The Googling Employer? He thinks one can question this assumption because everybody is somewhat weird, unopportunistic etc. He also says that somebody who has an empty record might actually be suspicious then.
(Editor remark: So that’s scary. I don’t have the freedom to hide something for whatever reasons?)
The question of identity
What happens to identity right now? It’s becoming more fluid and more volatile
identity multiplicity. e.g. one human can constitute many identities. trained to do that by e.g. role playing games, social networks etc. But also one identity can be constituted by many humans. Think of anonymous. This identity is wired to many many humans
no static core identity anymore. You have an identity hyper-dynamism; 15 minutes of identity x. Identity is also changing. e.g. a recording of you 1 year ago might not reflect your ideas today. And it will be becoming more and more acceptable that your opinion can change. And identity viruses may freely change their hosts.

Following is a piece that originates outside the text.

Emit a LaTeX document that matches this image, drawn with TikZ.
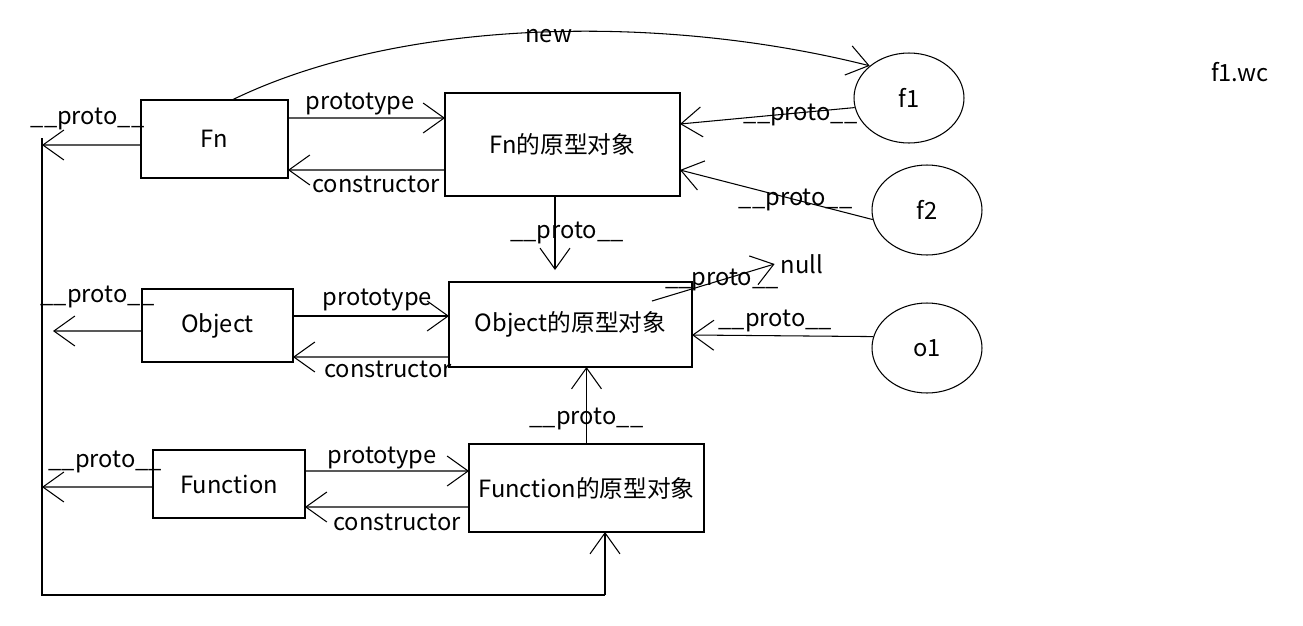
\documentclass[tikz,border=0pt]{standalone}
\usepackage{fontspec}
\setmainfont{Noto Sans CJK SC}
\usetikzlibrary{arrows.meta,positioning,shapes.geometric}
\tikzset{
  box/.style={draw, line width=0.6pt, inner sep=0pt, outer sep=0pt},
  obj/.style={ellipse, draw, line width=0.6pt, inner sep=0pt, minimum width=2.2cm, minimum height=1.8cm},
  line/.style={line width=0.6pt},
  link/.style={line, -{Straight Barb[length=0.42cm,width=0.6cm]}},
  lbl/.style={inner sep=1pt}
}

\begin{document}
\begin{tikzpicture}[x=0.02cm, y=-0.02cm, font=\fontsize{13.5}{16}\selectfont]
  \useasboundingbox (0,0) rectangle (1303,626);

  % constructors and their prototype objects
  \node[box, minimum width=2.94cm, minimum height=1.56cm] (fn) at (214.5,139) {Fn};
  \node[box, minimum width=4.70cm, minimum height=2.06cm] (fnp) at (562.5,144.5) {Fn的原型对象};
  \node[box, minimum width=3.02cm, minimum height=1.46cm] (object) at (217.5,325.5) {Object};
  \node[box, minimum width=4.86cm, minimum height=1.70cm] (objp) at (570.5,324.5) {Object的原型对象};
  \node[box, minimum width=3.04cm, minimum height=1.36cm] (function) at (229,484) {Function};
  \node[box, minimum width=4.70cm, minimum height=1.76cm] (funcp) at (586.5,488) {Function的原型对象};

  % instances
  \node[obj] (f1) at (909,98) {f1};
  \node[obj] (f2) at (927,210) {f2};
  \node[obj] (o1) at (927,348) {o1};
  \node (null) at (802,264) {null};
  \node (wc) at (1240,72) {f1.wc};

  % free ends on the left and the bottom loop
  \coordinate (lt) at (42,138);
  \coordinate (fnl) at (42,145);
  \coordinate (objl) at (53,331);
  \coordinate (funcl) at (42,487);
  \coordinate (bl) at (42,595);
  \coordinate (br) at (605,595);
  \coordinate (fpb) at ([xshift=-0.15cm]fnp.south);

  % prototype / constructor
  \draw[link] ([yshift=0.42cm]fn.east) -- ([yshift=0.53cm]fnp.west) node[lbl, pos=0.46, above=0.02cm] {prototype};
  \draw[link] ([yshift=-0.51cm]fnp.west) -- ([yshift=-0.62cm]fn.east) node[lbl, pos=0.44, below=0.08cm] {constructor};
  \draw[link] ([yshift=0.19cm]object.east) -- ([yshift=0.17cm]objp.west) node[lbl, pos=0.54, above=0.06cm] {prototype};
  \draw[link] ([yshift=-0.65cm]objp.west) -- ([yshift=-0.63cm]object.east) node[lbl, pos=0.39, below=0.04cm] {constructor};
  \draw[link] ([yshift=0.26cm]function.east) -- ([yshift=0.34cm]funcp.west) node[lbl, pos=0.47, above=0cm] {prototype};
  \draw[link] ([yshift=-0.38cm]funcp.west) -- ([yshift=-0.46cm]function.east) node[lbl, pos=0.44, below=0.1cm] {constructor};

  % __proto__ chains
  \draw[link] ([yshift=-0.12cm]fn.west) -- (fnl) node[lbl, pos=0.54, above=0.25cm] {\_\_proto\_\_};
  \draw[link] ([yshift=-0.11cm]object.west) -- (objl) node[lbl, pos=0.5, above=0.41cm] {\_\_proto\_\_};
  \draw[link] ([yshift=-0.06cm]function.west) -- (funcl) node[lbl, pos=0.43, above=0.23cm] {\_\_proto\_\_};
  \draw[line] (lt) -- (bl) -- (br);
  \draw[link] (br) -- (br |- funcp.south);
  \draw[link, shorten >=0.24cm] (fpb) -- (fpb |- objp.north) node[lbl, pos=0.43, xshift=0.24cm] {\_\_proto\_\_};
  \draw[link] (funcp.north) -- (funcp.north |- objp.south) node[lbl, pos=0.32] {\_\_proto\_\_};
  \draw[link] (f1.190) -- ([yshift=0.41cm]fnp.east) node[lbl, pos=0.31, yshift=-0.05cm] {\_\_proto\_\_};
  \draw[link] (f2.190) -- ([yshift=-0.51cm]fnp.east) node[lbl, pos=0.4] {\_\_proto\_\_};
  \draw[link] (o1.168) -- ([yshift=-0.21cm]objp.east) node[lbl, pos=0.54, above=0.04cm] {\_\_proto\_\_};
  \draw[link] ([xshift=1.63cm, yshift=0.47cm]objp.center) -- (null.west) node[lbl, pos=0.57] {\_\_proto\_\_};

  % new
  \draw[link] ([xshift=0.35cm]fn.north) .. controls (400,18) and (660,13) .. (f1.north west) node[lbl, pos=0.52, yshift=-0.08cm] {new};
\end{tikzpicture}
\end{document}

no more identity prison. You are who you like to be. You are not imprisoned by the idea of everybody who you are supposed to be and you don’t need to choose what to do that much based on your past.
(editor remark: What happens with reliability? Is this affected?)
Surveillance vs. Sousveillance
equivaillance: Idea of both sides being able to look at each other. Watching, documenting actions of police & co. You have societies where transparency is more important than the privacy of the policemen. But also others. There is also the things that you are documenting yourself. You have an alibi (example: Hasan Elahi).
transparency of force: no secret watching; open the camera feeds! We want to know what those people watch. We also want to see what our neighbours are doing in their garden. The more powerful something is the more transparent it needs to become.
freedom through total transpareny? worst case scenario, „better than alternative“. Is there still room for secrets of any kind? e.g. military secrets?
All this sounds maybe somewhat scary, so let’s have another look.
Control vs. Trust
What is the difference between trust and control?
It’s a question of lack of information. If you have a lack of information you have less freedom. There is fear, suspicion, mistrust. Therefore there is need for control. Will hard punishments help? probably not. So in the situation without control there is only little chance that you are caught. You also need to catch many suspicious people to check if they are the bad guys. The problem: You only have little information and this might make you suspicous. If you would have more information about somebody then this might not be the case anymore.
Abundance of information: more freedom. You have more trust then. Ignorance creates fear, knowledge creates trust. There would be less need for strict control or deterrence. You only need few, precise laws and easy punishments. You know exactly what is harmful and punishments can be lighter.
(editor remark: What do you need trust for then?)
He also says that these views might create many contrary opinions.^
Reading recommendations
„Privacy“ in: „Stanford Encyclopedia of Philosophy“, 2006
„The Value of Privacy“, Beate Rössler, 1995
„The Fall of Public Man“, Richard Sennet, 1977
„Facebook and the Social Dynamics of Privacy„, James Grimmelmann, 2008
„The Transparent Society“, David Brin, 1998
Discussion
One participant: „I feel irritated. I am not convinced at all that e.g. you can make police will stream their beatings at demonstrations. I don’t think that this is not a really realistic suggestion“.
Christian: Yes, but this all is not a solution, it’s all speculation. The main intent was to throw out some ideas on how it could work out in the end.
There also was the question if you can force transparency on those who don’t want it.
End remark: Sound wasn’t that great so I might not have caught all correctly. The usual disclaimer of not everything being correct for this live blogging applies.